Voor mijn vrouw was dat anders. Haar opa was jarenlang ouderling en maakte diepe indrukken in haar leven. Toen hij ging sterven, riep hij zijn kleinkinderen op niet verdrietig te zijn, maar psalmen te zingen. Nu onze dochter van twee met steeds vastere stem ”God heb ik lief” zingt, schiet dat nog regelmatig door me heen.
Opa’s liefde voor de Heere ging gepaard met humor en een praktische kijk op het leven. Op een warme zomerdag vroeg hij zijn vrouw na de morgendienst de mouwen van zijn overhemd te verwijderen, want het was niet gebruikelijk om het jasje tijdens de dienst uit te doen. Zijn vrouw verwijderde de mouwen en opa was klaar voor de volgende dienst. Juist die dag besloot een ander de gewoonte te doorbreken door na het gebed zijn jasje uit te trekken. Anderen volgden al snel. Daar zat opa. Sommigen dachten misschien: wat een degelijke man. Maar oma wist wel beter.
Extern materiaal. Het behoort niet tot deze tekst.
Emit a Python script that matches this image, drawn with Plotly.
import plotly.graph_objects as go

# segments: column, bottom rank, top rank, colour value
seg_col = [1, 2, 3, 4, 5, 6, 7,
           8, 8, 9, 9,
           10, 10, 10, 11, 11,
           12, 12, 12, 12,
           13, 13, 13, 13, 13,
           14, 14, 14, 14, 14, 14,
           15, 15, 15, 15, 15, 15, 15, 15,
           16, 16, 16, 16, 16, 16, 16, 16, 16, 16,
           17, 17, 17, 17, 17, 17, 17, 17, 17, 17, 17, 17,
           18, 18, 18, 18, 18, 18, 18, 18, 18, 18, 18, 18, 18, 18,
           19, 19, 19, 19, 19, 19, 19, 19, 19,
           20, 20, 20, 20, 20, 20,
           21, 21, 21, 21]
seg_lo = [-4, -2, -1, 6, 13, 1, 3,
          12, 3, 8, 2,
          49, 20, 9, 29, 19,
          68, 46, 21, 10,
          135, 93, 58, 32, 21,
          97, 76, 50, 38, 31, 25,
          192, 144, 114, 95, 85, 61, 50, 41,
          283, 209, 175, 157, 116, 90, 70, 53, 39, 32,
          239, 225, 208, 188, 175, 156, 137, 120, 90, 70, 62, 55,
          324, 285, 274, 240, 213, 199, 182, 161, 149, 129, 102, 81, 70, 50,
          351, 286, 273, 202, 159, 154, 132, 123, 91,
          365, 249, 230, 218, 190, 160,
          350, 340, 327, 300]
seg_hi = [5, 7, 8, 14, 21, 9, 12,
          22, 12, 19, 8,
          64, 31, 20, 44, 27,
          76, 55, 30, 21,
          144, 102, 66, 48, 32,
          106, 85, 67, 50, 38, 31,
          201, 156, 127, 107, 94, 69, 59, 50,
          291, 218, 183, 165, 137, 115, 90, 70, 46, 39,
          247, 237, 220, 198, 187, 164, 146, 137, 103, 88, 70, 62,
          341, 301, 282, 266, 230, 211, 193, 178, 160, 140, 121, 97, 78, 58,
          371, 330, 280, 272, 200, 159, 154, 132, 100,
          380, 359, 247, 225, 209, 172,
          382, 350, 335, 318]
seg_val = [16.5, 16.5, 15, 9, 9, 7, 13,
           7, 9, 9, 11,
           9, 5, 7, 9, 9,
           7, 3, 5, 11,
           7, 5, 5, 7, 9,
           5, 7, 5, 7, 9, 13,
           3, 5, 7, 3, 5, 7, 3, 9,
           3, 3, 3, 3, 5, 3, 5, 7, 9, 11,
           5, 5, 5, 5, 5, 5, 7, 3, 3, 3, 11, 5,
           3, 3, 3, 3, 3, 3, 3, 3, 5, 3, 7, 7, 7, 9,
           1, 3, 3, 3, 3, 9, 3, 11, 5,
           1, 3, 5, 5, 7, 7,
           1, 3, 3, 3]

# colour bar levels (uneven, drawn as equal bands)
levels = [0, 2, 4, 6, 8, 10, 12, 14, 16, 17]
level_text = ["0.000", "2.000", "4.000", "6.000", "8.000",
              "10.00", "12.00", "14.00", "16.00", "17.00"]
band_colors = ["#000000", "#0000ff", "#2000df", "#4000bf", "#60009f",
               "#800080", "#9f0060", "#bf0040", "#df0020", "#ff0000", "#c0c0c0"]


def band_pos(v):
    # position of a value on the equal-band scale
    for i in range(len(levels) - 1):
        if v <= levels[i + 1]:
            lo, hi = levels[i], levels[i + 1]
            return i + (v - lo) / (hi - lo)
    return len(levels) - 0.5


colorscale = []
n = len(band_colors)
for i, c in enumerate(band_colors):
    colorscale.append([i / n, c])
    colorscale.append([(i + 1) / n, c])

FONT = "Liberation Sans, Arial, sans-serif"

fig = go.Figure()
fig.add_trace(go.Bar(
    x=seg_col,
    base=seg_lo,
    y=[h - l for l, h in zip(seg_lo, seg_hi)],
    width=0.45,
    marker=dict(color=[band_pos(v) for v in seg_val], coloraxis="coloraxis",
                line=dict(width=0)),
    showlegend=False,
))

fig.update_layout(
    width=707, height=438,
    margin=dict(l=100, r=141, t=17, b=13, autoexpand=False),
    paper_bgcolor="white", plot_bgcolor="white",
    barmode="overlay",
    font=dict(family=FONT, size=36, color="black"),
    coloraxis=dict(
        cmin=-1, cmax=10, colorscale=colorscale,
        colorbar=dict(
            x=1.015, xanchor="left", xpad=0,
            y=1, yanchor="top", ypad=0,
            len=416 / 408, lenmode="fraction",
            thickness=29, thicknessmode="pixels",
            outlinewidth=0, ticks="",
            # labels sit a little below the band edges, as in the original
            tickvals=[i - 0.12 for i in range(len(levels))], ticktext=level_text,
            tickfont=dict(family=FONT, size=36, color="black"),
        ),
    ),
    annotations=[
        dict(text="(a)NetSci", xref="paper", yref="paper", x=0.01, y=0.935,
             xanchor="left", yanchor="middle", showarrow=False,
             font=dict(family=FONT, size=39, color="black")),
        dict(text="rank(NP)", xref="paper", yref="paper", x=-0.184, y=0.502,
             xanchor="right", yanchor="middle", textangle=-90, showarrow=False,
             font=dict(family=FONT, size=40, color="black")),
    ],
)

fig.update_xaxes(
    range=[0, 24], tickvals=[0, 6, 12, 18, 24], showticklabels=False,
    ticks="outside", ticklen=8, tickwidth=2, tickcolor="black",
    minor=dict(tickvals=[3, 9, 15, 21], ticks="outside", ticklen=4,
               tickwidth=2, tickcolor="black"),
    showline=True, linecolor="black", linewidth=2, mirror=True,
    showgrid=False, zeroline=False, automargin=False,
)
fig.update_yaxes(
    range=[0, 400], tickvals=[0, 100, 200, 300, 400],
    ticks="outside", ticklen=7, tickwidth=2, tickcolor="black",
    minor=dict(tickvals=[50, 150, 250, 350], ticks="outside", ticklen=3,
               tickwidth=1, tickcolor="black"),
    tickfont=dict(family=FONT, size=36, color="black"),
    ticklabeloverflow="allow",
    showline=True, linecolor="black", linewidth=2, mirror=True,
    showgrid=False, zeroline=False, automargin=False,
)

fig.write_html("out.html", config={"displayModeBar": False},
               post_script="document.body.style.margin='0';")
Ondertussen zijn de tijden veranderd. Ik had het ouderlijk huis al geruime tijd verlaten toen mijn eigen vader tot het diakenschap werd geroepen. Op afstand kreeg ik het nodige mee over hoe dat zijn betrokkenheid bij het gemeenteleven veranderde. Als kerkenraadslid word je veel vaker geconfronteerd met de gebrokenheid van het leven. Met de grote worstelingen die dat met zich mee brengt: wie ben ik dat ik dit mag (of moet) doen? En te midden van de ‘heilige’ en soms zeer bemoedigende aspecten zijn er zoveel praktische zaken die geregeld moeten worden. Collectezakken managen is daarbij slechts een peulenschil.
Dat realiseerde ik me nog meer toen ik zelf een aantal jaar geleden in Singapore tot diaken werd verkozen. Het is een liefdedienst die gepaard kan gaan met diepe vreugde. Maar het brengt ook diepe vragen met zich mee. Waarom ik? Waarom hier? Dienen te midden van een cultuur waar hiërarchie en indirectheid hoog in het vaandel staan, brengt specifieke uitdagingen met zich mee. De mensen zeggen nooit direct wat ze van iets vinden, dus je moet vaak langs een omweg of via anderen horen hoe het zit. Ik ervaar het als een grote zegen met regelmaat advies aan mijn vader te kunnen vragen. De geografische afstand helpt in zekere zin om onder het ambtsgeheim geanonimiseerde casuïstiek aan elkaar voor te kunnen leggen.
Toen een paar weken geleden mijn broer (ik wilde schrijven broertje –hij is twaalf jaar jonger dan ik– maar dat nam iemand me na een eerdere column niet in dank af) in zijn Leidse gemeente tot diaken werd gekozen, was het hele mannelijk deel van ons gezin plotseling kerkenraadslid. Drie kerkverbanden, drie leeftijdscategorieën, maar een en dezelfde roeping en vaak dezelfde twijfels en vragen.
Binnen en buiten Nederland zijn er ongetwijfeld verschillen in het werk van een diaken. Maar de overeenkomsten zijn groter: goed van God spreken in woord en daad, onder de mensen zijn, en alle praktische barrières voor de Evangelieverkonding wegnemen. Als u vindt dat het uw kerkenraad hieraan schort: bid ervoor. En laat het de kerkenraadsleden persoonlijk weten. Met of zonder humor. Als ze beetje mans zijn, kunnen ze een gepaste grap (al dan niet kleurig) best aan.
De auteur is als adjunct-directeur en universitair docent betrokken bij een academisch ziekenhuis in Singapore.